Word for word, quote all of the material, omitting the pictures.

··· DATA PROVIDED

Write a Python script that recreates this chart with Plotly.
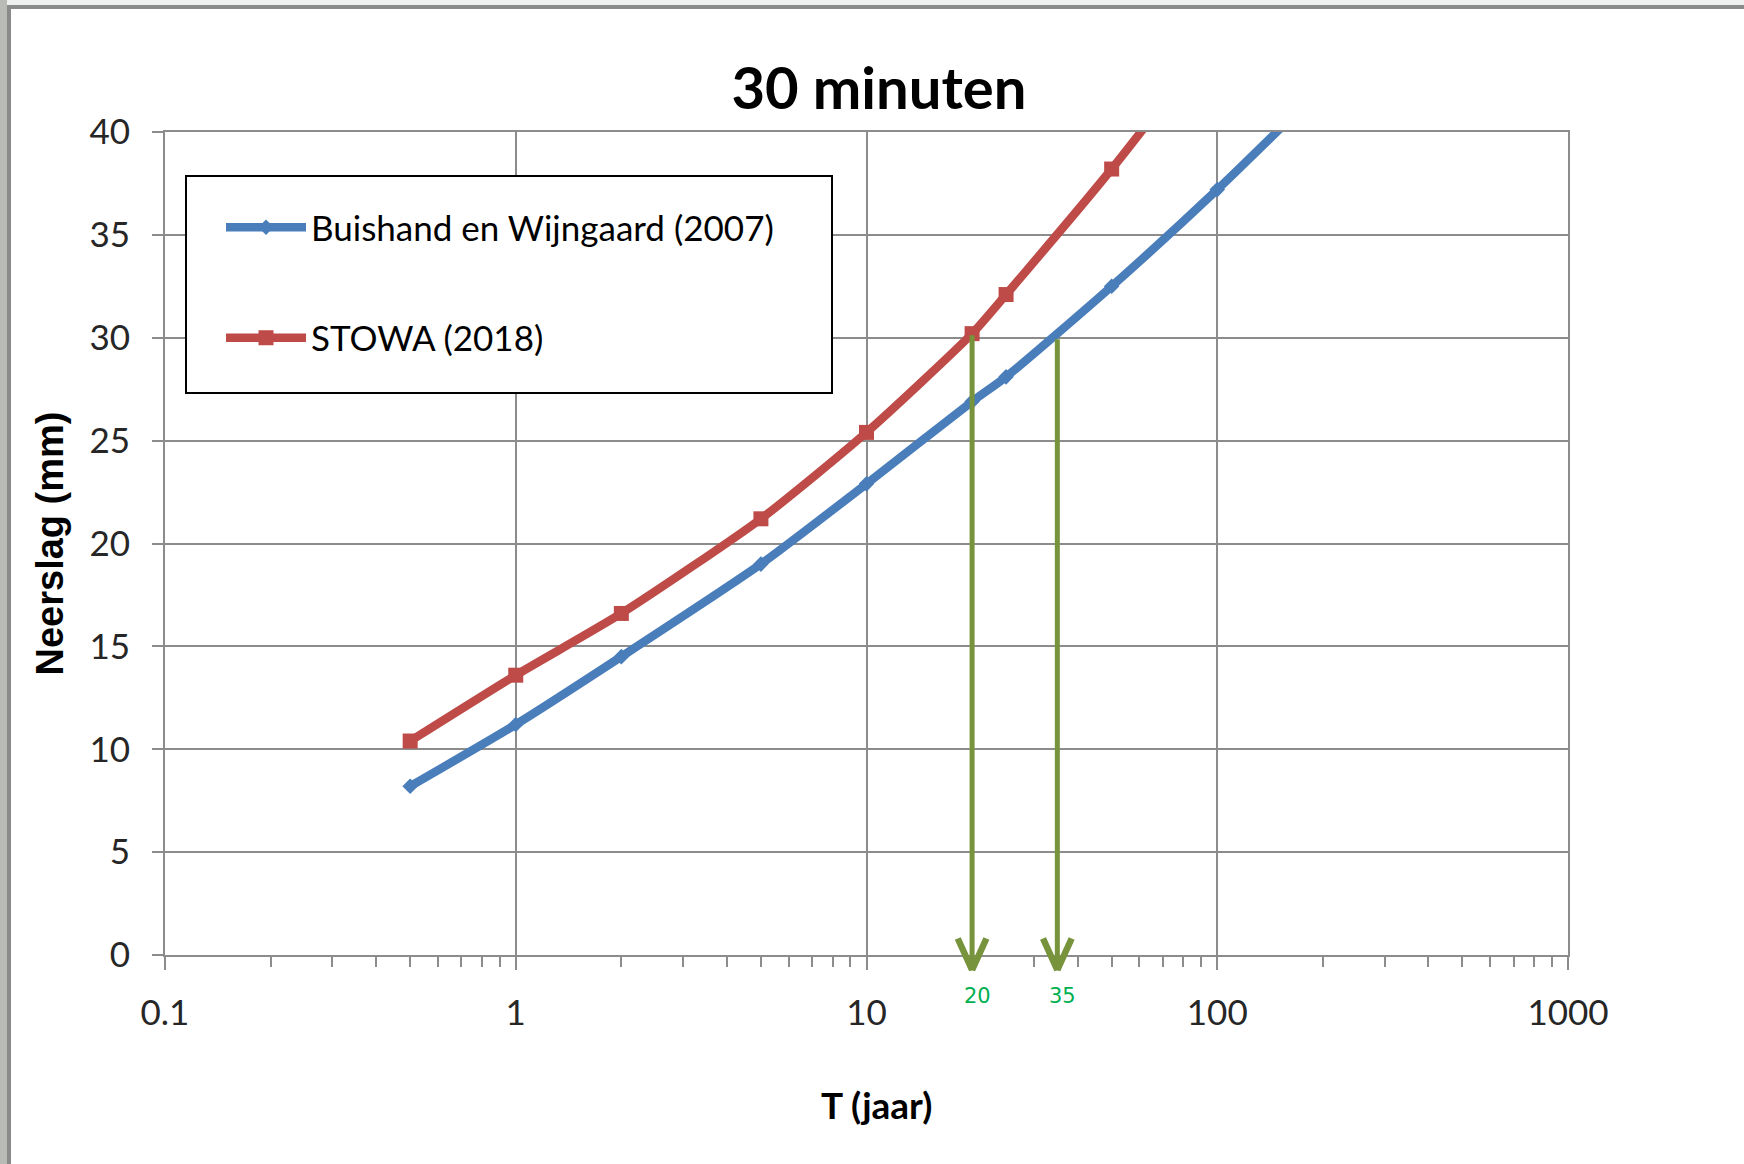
import math
import plotly.graph_objects as go

# ---------------- data ----------------
T_buishand = [0.5, 1, 2, 5, 10, 20, 25, 50, 100, 200]
P_buishand = [8.2, 11.2, 14.5, 19.0, 22.9, 26.9, 28.1, 32.5, 37.2, 42.2]

T_stowa = [0.5, 1, 2, 5, 10, 20, 25, 50, 100]
P_stowa = [10.4, 13.6, 16.6, 21.2, 25.4, 30.2, 32.1, 38.2, 44.8]

arrow_T = [20, 35]
arrow_top = [30.2, 30.0]
arrow_labels = ["20", "35"]

x_tickvals = [0.1, 1, 10, 100, 1000]
x_ticktext = ["0.1", "1", "10", "100", "1000"]

name_buishand = "Buishand en Wijngaard (2007)"
name_stowa = "STOWA (2018)"

# ---------------- layout geometry ----------------
W, H = 1744, 1164
ML, MR, MT, MB = 165, 176, 132, 209
PW, PH = W - ML - MR, H - MT - MB


def px(xp):
    return (xp - ML) / PW


def py(yp):
    return (H - MB - yp) / PH


BLUE = "#4A7EBB"
RED = "#BE4B48"
GREEN = "#77933C"
GRID = "#8C8C8C"
TXT = "#262626"

fig = go.Figure()
fig.add_trace(go.Scatter(
    x=T_buishand, y=P_buishand, name=name_buishand, legendgroup="a",
    mode="lines+markers",
    line=dict(color=BLUE, width=8.5, shape="spline", smoothing=0.6),
    marker=dict(symbol="diamond", size=12, color=BLUE),
))
fig.add_trace(go.Scatter(
    x=T_stowa, y=P_stowa, name=name_stowa, legendgroup="b",
    mode="lines+markers",
    line=dict(color=RED, width=8.5, shape="spline", smoothing=0.6),
    marker=dict(symbol="square", size=15, color=RED),
))

TIP_Y = -0.75   # arrow tips sit slightly below the x axis (data units)
TIP_SHIFT = -15  # same offset in pixels, for the head strokes
annotations = []
for t, top, lab in zip(arrow_T, arrow_top, arrow_labels):
    lx = math.log10(t)
    # shaft
    annotations.append(dict(
        x=lx, y=TIP_Y, xref="x", yref="y",
        ax=lx, ay=top, axref="x", ayref="y",
        text="", showarrow=True, arrowhead=0,
        arrowwidth=5, arrowcolor=GREEN, standoff=0, startstandoff=0,
    ))
    # open V head: two short strokes from the tip
    for side in (-1, 1):
        annotations.append(dict(
            x=lx, y=0, xref="x", yref="y", yshift=TIP_SHIFT,
            ax=side * 15, ay=-33,
            text="", font=dict(size=1), showarrow=True, arrowhead=0,
            arrowwidth=6.5, arrowcolor=GREEN, standoff=0, startstandoff=0,
        ))
    annotations.append(dict(
        x=lx, y=py(996), xref="x", yref="paper",
        yanchor="middle", text=lab, showarrow=False, xshift=5,
        font=dict(family="DejaVu Sans", size=21, color="#00B050"),
    ))

# x-axis title placed as text
annotations.append(dict(
    x=px(876), y=py(1104), xref="paper", yref="paper",
    xanchor="center", yanchor="middle", showarrow=False,
    text="<b>T (jaar)</b>", font=dict(family="Lato", size=37, color="black"),
))

shapes = [
    # light strip above the frame
    dict(type="rect", xref="paper", yref="paper", x0=px(0), x1=px(W), y0=py(0), y1=py(5),
         fillcolor="#EEF0EF", line=dict(width=0), layer="below"),
    # photo strip on the left
    dict(type="rect", xref="paper", yref="paper", x0=px(0), x1=px(7), y0=py(0), y1=py(H),
         fillcolor="#B9BCB6", line=dict(width=0), layer="below"),
    # frame lines
    dict(type="line", xref="paper", yref="paper", x0=px(7), x1=px(W), y0=py(7), y1=py(7),
         line=dict(color="#8A8A8A", width=4)),
    dict(type="line", xref="paper", yref="paper", x0=px(9), x1=px(9), y0=py(5), y1=py(H),
         line=dict(color="#8A8A8A", width=4)),
    # legend box
    dict(type="rect", xref="paper", yref="paper", x0=px(186), x1=px(832), y0=py(176), y1=py(393),
         fillcolor="white", line=dict(color="black", width=2), layer="above"),
]

fig.update_layout(
    width=W, height=H,
    margin=dict(l=ML, r=MR, t=MT, b=MB, pad=0),
    paper_bgcolor="white", plot_bgcolor="white",
    font=dict(family="Lato", color=TXT),
    title=dict(text="<b>30 minuten</b>", x=px(879), xref="paper", xanchor="center",
               y=1 - 89 / H, yref="container", yanchor="middle",
               font=dict(family="Lato", size=58, color="black")),
    showlegend=True,
    legend=dict(x=px(221), y=py(198), xanchor="left", yanchor="top",
                bgcolor="rgba(0,0,0,0)", borderwidth=0, itemwidth=80,
                font=dict(family="Lato", size=35, color="black"),
                tracegroupgap=62, traceorder="grouped"),
    xaxis=dict(
        type="log", range=[-1, 3],
        tickmode="array", tickvals=x_tickvals, ticktext=x_ticktext,
        ticks="outside", ticklen=13, tickwidth=2, tickcolor=GRID,
        ticklabelstandoff=13,
        tickfont=dict(family="Lato", size=35, color=TXT),
        showgrid=True, gridcolor=GRID, gridwidth=2,
        showline=True, linecolor=GRID, linewidth=2, mirror=True,
        zeroline=False,
        minor=dict(ticks="outside", ticklen=10, tickwidth=2, tickcolor=GRID,
                   dtick="D1", showgrid=False),
    ),
    yaxis=dict(
        range=[0, 40], dtick=5, tick0=0,
        ticks="outside", ticklen=11, tickwidth=2, tickcolor=GRID,
        ticklabelstandoff=15,
        tickfont=dict(family="Lato", size=35, color=TXT),
        showgrid=True, gridcolor=GRID, gridwidth=2,
        showline=True, linecolor=GRID, linewidth=2, mirror=True,
        zeroline=False,
        title=dict(text="<b>Neerslag (mm)</b>", standoff=14,
                   font=dict(family="Liberation Sans", size=38, color="black")),
    ),
    annotations=annotations,
    shapes=shapes,
)

fig.write_html("out.html", config={"displayModeBar": False},
               post_script="document.body.style.margin='0px';")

······

◆ **TASK OUTPUT**:
Write a Python script that recreates this chart with Plotly.
import math
import plotly.graph_objects as go

# ---------------- data ----------------
T_buishand = [0.5, 1, 2, 5, 10, 20, 25, 50, 100, 200]
P_buishand = [8.2, 11.2, 14.5, 19.0, 22.9, 26.9, 28.1, 32.5, 37.2, 42.2]

T_stowa = [0.5, 1, 2, 5, 10, 20, 25, 50, 100]
P_stowa = [10.4, 13.6, 16.6, 21.2, 25.4, 30.2, 32.1, 38.2, 44.8]

arrow_T = [20, 35]
arrow_top = [30.2, 30.0]
arrow_labels = ["20", "35"]

x_tickvals = [0.1, 1, 10, 100, 1000]
x_ticktext = ["0.1", "1", "10", "100", "1000"]

name_buishand = "Buishand en Wijngaard (2007)"
name_stowa = "STOWA (2018)"

# ---------------- layout geometry ----------------
W, H = 1744, 1164
ML, MR, MT, MB = 165, 176, 132, 209
PW, PH = W - ML - MR, H - MT - MB


def px(xp):
    return (xp - ML) / PW


def py(yp):
    return (H - MB - yp) / PH


BLUE = "#4A7EBB"
RED = "#BE4B48"
GREEN = "#77933C"
GRID = "#8C8C8C"
TXT = "#262626"

fig = go.Figure()
fig.add_trace(go.Scatter(
    x=T_buishand, y=P_buishand, name=name_buishand, legendgroup="a",
    mode="lines+markers",
    line=dict(color=BLUE, width=8.5, shape="spline", smoothing=0.6),
    marker=dict(symbol="diamond", size=12, color=BLUE),
))
fig.add_trace(go.Scatter(
    x=T_stowa, y=P_stowa, name=name_stowa, legendgroup="b",
    mode="lines+markers",
    line=dict(color=RED, width=8.5, shape="spline", smoothing=0.6),
    marker=dict(symbol="square", size=15, color=RED),
))

TIP_Y = -0.75   # arrow tips sit slightly below the x axis (data units)
TIP_SHIFT = -15  # same offset in pixels, for the head strokes
annotations = []
for t, top, lab in zip(arrow_T, arrow_top, arrow_labels):
    lx = math.log10(t)
    # shaft
    annotations.append(dict(
        x=lx, y=TIP_Y, xref="x", yref="y",
        ax=lx, ay=top, axref="x", ayref="y",
        text="", showarrow=True, arrowhead=0,
        arrowwidth=5, arrowcolor=GREEN, standoff=0, startstandoff=0,
    ))
    # open V head: two short strokes from the tip
    for side in (-1, 1):
        annotations.append(dict(
            x=lx, y=0, xref="x", yref="y", yshift=TIP_SHIFT,
            ax=side * 15, ay=-33,
            text="", font=dict(size=1), showarrow=True, arrowhead=0,
            arrowwidth=6.5, arrowcolor=GREEN, standoff=0, startstandoff=0,
        ))
    annotations.append(dict(
        x=lx, y=py(996), xref="x", yref="paper",
        yanchor="middle", text=lab, showarrow=False, xshift=5,
        font=dict(family="DejaVu Sans", size=21, color="#00B050"),
    ))

# x-axis title placed as text
annotations.append(dict(
    x=px(876), y=py(1104), xref="paper", yref="paper",
    xanchor="center", yanchor="middle", showarrow=False,
    text="<b>T (jaar)</b>", font=dict(family="Lato", size=37, color="black"),
))

shapes = [
    # light strip above the frame
    dict(type="rect", xref="paper", yref="paper", x0=px(0), x1=px(W), y0=py(0), y1=py(5),
         fillcolor="#EEF0EF", line=dict(width=0), layer="below"),
    # photo strip on the left
    dict(type="rect", xref="paper", yref="paper", x0=px(0), x1=px(7), y0=py(0), y1=py(H),
         fillcolor="#B9BCB6", line=dict(width=0), layer="below"),
    # frame lines
    dict(type="line", xref="paper", yref="paper", x0=px(7), x1=px(W), y0=py(7), y1=py(7),
         line=dict(color="#8A8A8A", width=4)),
    dict(type="line", xref="paper", yref="paper", x0=px(9), x1=px(9), y0=py(5), y1=py(H),
         line=dict(color="#8A8A8A", width=4)),
    # legend box
    dict(type="rect", xref="paper", yref="paper", x0=px(186), x1=px(832), y0=py(176), y1=py(393),
         fillcolor="white", line=dict(color="black", width=2), layer="above"),
]

fig.update_layout(
    width=W, height=H,
    margin=dict(l=ML, r=MR, t=MT, b=MB, pad=0),
    paper_bgcolor="white", plot_bgcolor="white",
    font=dict(family="Lato", color=TXT),
    title=dict(text="<b>30 minuten</b>", x=px(879), xref="paper", xanchor="center",
               y=1 - 89 / H, yref="container", yanchor="middle",
               font=dict(family="Lato", size=58, color="black")),
    showlegend=True,
    legend=dict(x=px(221), y=py(198), xanchor="left", yanchor="top",
                bgcolor="rgba(0,0,0,0)", borderwidth=0, itemwidth=80,
                font=dict(family="Lato", size=35, color="black"),
                tracegroupgap=62, traceorder="grouped"),
    xaxis=dict(
        type="log", range=[-1, 3],
        tickmode="array", tickvals=x_tickvals, ticktext=x_ticktext,
        ticks="outside", ticklen=13, tickwidth=2, tickcolor=GRID,
        ticklabelstandoff=13,
        tickfont=dict(family="Lato", size=35, color=TXT),
        showgrid=True, gridcolor=GRID, gridwidth=2,
        showline=True, linecolor=GRID, linewidth=2, mirror=True,
        zeroline=False,
        minor=dict(ticks="outside", ticklen=10, tickwidth=2, tickcolor=GRID,
                   dtick="D1", showgrid=False),
    ),
    yaxis=dict(
        range=[0, 40], dtick=5, tick0=0,
        ticks="outside", ticklen=11, tickwidth=2, tickcolor=GRID,
        ticklabelstandoff=15,
        tickfont=dict(family="Lato", size=35, color=TXT),
        showgrid=True, gridcolor=GRID, gridwidth=2,
        showline=True, linecolor=GRID, linewidth=2, mirror=True,
        zeroline=False,
        title=dict(text="<b>Neerslag (mm)</b>", standoff=14,
                   font=dict(family="Liberation Sans", size=38, color="black")),
    ),
    annotations=annotations,
    shapes=shapes,
)

fig.write_html("out.html", config={"displayModeBar": False},
               post_script="document.body.style.margin='0px';")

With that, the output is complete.